The number of people in employment increased by 103,000 in the final three months of 2014.
This growth was slower than that seen earlier in 2014, suggesting that the economy is getting closer to a post-crisis steady state. The employment rate crept up slightly to 73.2%.
As in recent months, it’s the fact that more and more people are working for an employer, rather than self-employment, that has driven the pick-up. Even more encouragingly, the vast majority of these employees (87%) moved into full-time positions.
The additional number of people working for an employer more than offset a fall in the number of self-employed. Indeed, the number of people working for themselves fell by 19,000 in the three months to December.
Women have continued to benefit more than men from the increase in employment. In the three months to December 2014, 65,000 more women were in work compared to 38,000 men.
Whilst unemployment has fallen overall, it remains worryingly high amongst young people. The declines in youth unemployment we’ve seen through much of 2014 have stalled. In the three months to December 2014 the number of young people unemployed remained broadly unchanged, as did the youth unemployment rate at 16.2%.
The total number of people unemployed has continued to decline this quarter, there are now 1.86 million people out of work and looking for work. The unemployment rate has now fallen to 5.7%.
And it is the North and Midlands that are leading the way on employment growth. The West Midlands saw the most substantial increase in the number of people in work, closely followed by the East Midlands and North West.

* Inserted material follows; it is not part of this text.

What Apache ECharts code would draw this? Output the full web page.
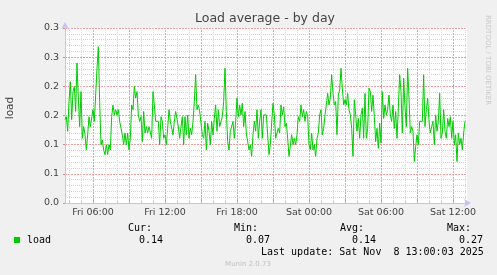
<!DOCTYPE html>
<html><head><meta charset="utf-8">
<script src="https://cdn.jsdelivr.net/npm/echarts@6/dist/echarts.min.js"></script>
<style>html,body{margin:0;padding:0;background:#f0f0f0}#c{width:497px;height:275px}</style>
</head><body><div id="c"></div>
<script>
// Time in hours since Fri 00:00; one sample every 1/9 hour starting Fri 03:40
var startHour = 3 + 40 / 60;
var stepHour = 1 / 9;
var loadValues = [
0.143,0.148,0.123,0.174,0.208,0.143,0.191,0.2,0.157,0.24,
0.18,0.131,0.191,0.111,0.131,0.117,0.091,0.117,0.148,0.131,
0.131,0.16,0.14,0.185,0.231,0.268,0.174,0.1,0.108,0.091,
0.083,0.1,0.083,0.1,0.091,0.148,0.168,0.151,0.16,0.151,
0.16,0.14,0.14,0.117,0.1,0.12,0.1,0.12,0.091,0.111,
0.168,0.16,0.2,0.18,0.191,0.151,0.14,0.148,0.105,0.157,
0.12,0.131,0.12,0.131,0.131,0.111,0.191,0.168,0.14,0.14,
0.14,0.1,0.148,0.14,0.111,
0.117,0.1,0.128,0.16,0.14,0.137,0.117,0.14,0.157,0.16,
0.131,0.111,0.131,0.148,0.1,0.148,0.117,0.151,0.111,0.128,
0.117,0.14,0.174,0.22,0.16,0.168,0.157,0.137,0.117,0.111,
0.14,0.091,0.137,0.123,0.1,0.14,0.117,0.145,0.168,0.123,
0.16,0.131,0.131,0.148,0.174,0.231,0.157,0.105,0.091,0.123,
0.123,0.14,0.111,0.14,0.18,0.148,0.168,0.151,0.171,0.131,
0.157,0.12,0.105,0.091,0.1,0.08,0.117,0.14,0.123,0.16,
0.111,0.14,0.16,0.111,0.151,0.151,
0.151,0.117,0.083,0.1,0.137,0.171,0.151,0.111,0.12,0.128,
0.12,0.168,0.151,0.165,0.131,0.137,0.111,0.08,0.08,0.117,
0.1,0.111,0.1,0.117,0.148,0.14,0.168,0.148,0.16,0.14,
0.157,0.148,0.1,0.091,0.12,0.091,0.1,0.08,0.111,0.12,
0.151,0.16,0.117,0.128,0.151,0.168,0.188,0.168,0.18,0.22,
0.188,0.168,0.174,0.117,0.185,0.194,0.231,0.197,0.168,0.177,
0.168,0.188,0.16,0.151,0.128,0.08,0.177,0.151,0.123,0.145,
0.111,0.151,0.163,0.111,0.188,0.111,0.128,0.197,
0.191,0.157,0.185,0.148,0.105,0.128,0.094,0.137,0.103,0.191,
0.145,0.168,0.151,0.16,0.185,0.151,0.14,0.168,0.128,0.157,
0.111,0.163,0.22,0.191,0.12,0.214,0.163,0.131,0.231,0.18,
0.12,0.131,0.123,0.071,0.097,0.117,0.1,0.14,0.14,0.14,
0.22,0.131,0.16,0.18,0.14,0.12,0.131,0.14,0.1,0.151,
0.123,0.14,0.188,0.111,0.12,0.16,0.123,0.111,0.145,0.131,
0.148,0.111,0.14,0.1,0.117,0.071,0.12,0.1,0.111,0.091,
0.12,0.14
];
var xMin = startHour, xMax = 37 + 10 / 60;
var minorHourTicks = [4,5,7,8,10,11,13,14,16,17,19,20,22,23,25,26,28,29,31,32,34,35,37];
var majorHourTicks = [6,9,12,15,18,21,24,27,30,33,36];
var labelHours = [6,12,18,24,30,36];
var xLabels = ['Fri 06:00','Fri 12:00','Fri 18:00','Sat 00:00','Sat 06:00','Sat 12:00'];
var minorYTicks = [0.01,0.02,0.03,0.04,0.06,0.07,0.08,0.09,0.11,0.12,0.13,0.14,0.16,0.17,0.18,0.19,0.21,0.22,0.23,0.24,0.26,0.27,0.28,0.29];
var majorYTicks = [0,0.05,0.1,0.15,0.2,0.25,0.3];
var yLabels = ['0.0','0.1','0.1','0.2','0.2','0.3','0.3'];
var statHeads = ['Cur:','Min:','Avg:','Max:'];
var statValues = ['0.14','0.07','0.14','0.27'];
var seriesName = 'load';
var lastUpdate = 'Last update: Sat Nov  8 13:00:03 2025';

var data = loadValues.map(function (v, i) { return [startHour + i * stepHour, v]; });

var gridColor = '#d4d4d4';
var majorColor = '#eba0a0';
var axisColor = '#c4c4f4';
var mono = '"DejaVu Sans Mono", monospace';
var sans = '"DejaVu Sans", sans-serif';

var chart = echarts.init(document.getElementById('c'), null, {renderer: 'canvas'});
var statX = [128, 234, 340, 447];
var valX = [139, 246, 352, 459];
var graphics = [
  {type: 'rect', shape: {x: 14, y: 237, width: 6, height: 6}, style: {fill: '#00cc00'}},
  {type: 'text', x: 27, y: 240, style: {text: seriesName, font: '10px ' + mono, fill: '#000', verticalAlign: 'middle'}},
  {type: 'text', x: 261, y: 252, style: {text: lastUpdate, font: '10px ' + mono, fill: '#000', verticalAlign: 'middle'}},
  {type: 'text', x: 248, y: 264, style: {text: 'Munin 2.0.73', font: '7px ' + sans, fill: '#c0c0c0', align: 'center', verticalAlign: 'middle'}},
  {type: 'text', x: 265, y: 19, style: {text: 'Load average - by day', font: '12.5px ' + sans, fill: '#444', align: 'center', verticalAlign: 'middle'}},
  {type: 'text', x: 10, y: 108, rotation: Math.PI / 2, style: {text: 'load', font: '10.5px ' + sans, fill: '#444', align: 'center', verticalAlign: 'middle'}},
  {type: 'text', x: 488, y: 15, rotation: -Math.PI / 2, style: {text: 'RRDTOOL / TOBI OETIKER', font: '7px ' + sans, fill: '#c8c8c8', align: 'left', verticalAlign: 'middle'}}
];
statHeads.forEach(function (h, i) {
  graphics.push({type: 'text', x: statX[i], y: 228, style: {text: h, font: '10px ' + mono, fill: '#000', verticalAlign: 'middle'}});
  graphics.push({type: 'text', x: valX[i], y: 240, style: {text: statValues[i], font: '10px ' + mono, fill: '#000', verticalAlign: 'middle'}});
});

chart.setOption({
  animation: false,
  backgroundColor: '#f0f0f0',
  grid: {left: 65, right: 30, top: 28, bottom: 72, show: true, backgroundColor: '#ffffff', borderWidth: 0},
  xAxis: [
    {type: 'value', position: 'bottom', min: xMin, max: xMax,
     axisLine: {show: true, lineStyle: {color: axisColor, width: 1}, symbol: ['none', 'arrow'], symbolSize: [6, 7], symbolOffset: [0, 4]},
     axisTick: {show: true, inside: true, length: 2, customValues: minorHourTicks, lineStyle: {color: '#c8c8c8'}},
     splitLine: {show: true, lineStyle: {color: [gridColor], type: [1, 1], width: 1}},
     axisLabel: {show: false}
    },
    {type: 'value', position: 'bottom', min: xMin, max: xMax,
     axisLine: {show: false},
     axisTick: {show: true, inside: true, length: 3, customValues: majorHourTicks, lineStyle: {color: '#e08080'}},
     splitLine: {show: false},
     axisLabel: {show: true, customValues: labelHours, margin: 5, color: '#444', fontFamily: sans, fontSize: 9.5,
       formatter: function (v) { var k = labelHours.indexOf(Math.round(v)); return k >= 0 ? xLabels[k] : ''; }}
    }
  ],
  yAxis: [
    {type: 'value', min: 0, max: 0.3,
     axisLine: {show: false},
     axisTick: {show: false, customValues: minorYTicks},
     splitLine: {show: true, lineStyle: {color: [gridColor], type: [1, 1], width: 1}},
     axisLabel: {show: false}
    },
    {type: 'value', min: 0, max: 0.3, position: 'left',
     axisLine: {show: true, onZero: false, lineStyle: {color: axisColor, width: 1}, symbol: ['none', 'arrow'], symbolSize: [6, 7], symbolOffset: [0, 6]},
     axisTick: {show: true, inside: false, length: 2, customValues: majorYTicks, lineStyle: {color: '#e08080'}},
     splitLine: {show: true, lineStyle: {color: [majorColor], type: [2, 1], width: 1}},
     axisLabel: {show: true, customValues: majorYTicks, margin: 6, color: '#444', fontFamily: sans, fontSize: 9.5,
       formatter: function (v) { return yLabels[Math.round(v / 0.05)]; }}
    }
  ],
  series: [
    {name: 'majorGrid', type: 'line', xAxisIndex: 0, yAxisIndex: 1, data: [], z: 1, silent: true,
     markLine: {silent: true, symbol: ['none', 'none'], label: {show: false}, animation: false,
       lineStyle: {color: majorColor, type: [2, 1], width: 1},
       data: majorHourTicks.map(function (h) { return {xAxis: h}; })}
    },
    {name: seriesName, type: 'line', xAxisIndex: 0, yAxisIndex: 1, data: data,
     showSymbol: false, symbol: 'none', lineStyle: {color: '#00cc00', width: 1}, z: 5}
  ],
  graphic: graphics
});
</script></body></html>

Here in the North East we saw employment growth of more than 20,000, whereas the South East and London saw drops in employment.
Similar to the picture on employment, it was mainly regions in the North and Midlands that saw unemployment fall in the three months to December 2014.
Our region still tops the unemployment rate tables at 8%. This time last year it was 10%. There are undeniable risks to the region with the continued slowdown in Europe and the impact of oil prices on the oil and gas sector.
However, business, like life, is inherently risky and much of this risk applies equally to other regions.
Significant progress has been made over the past 12 months showing the energy, vibrancy and entrepreneurial spirit of the region. That’s worth shouting about.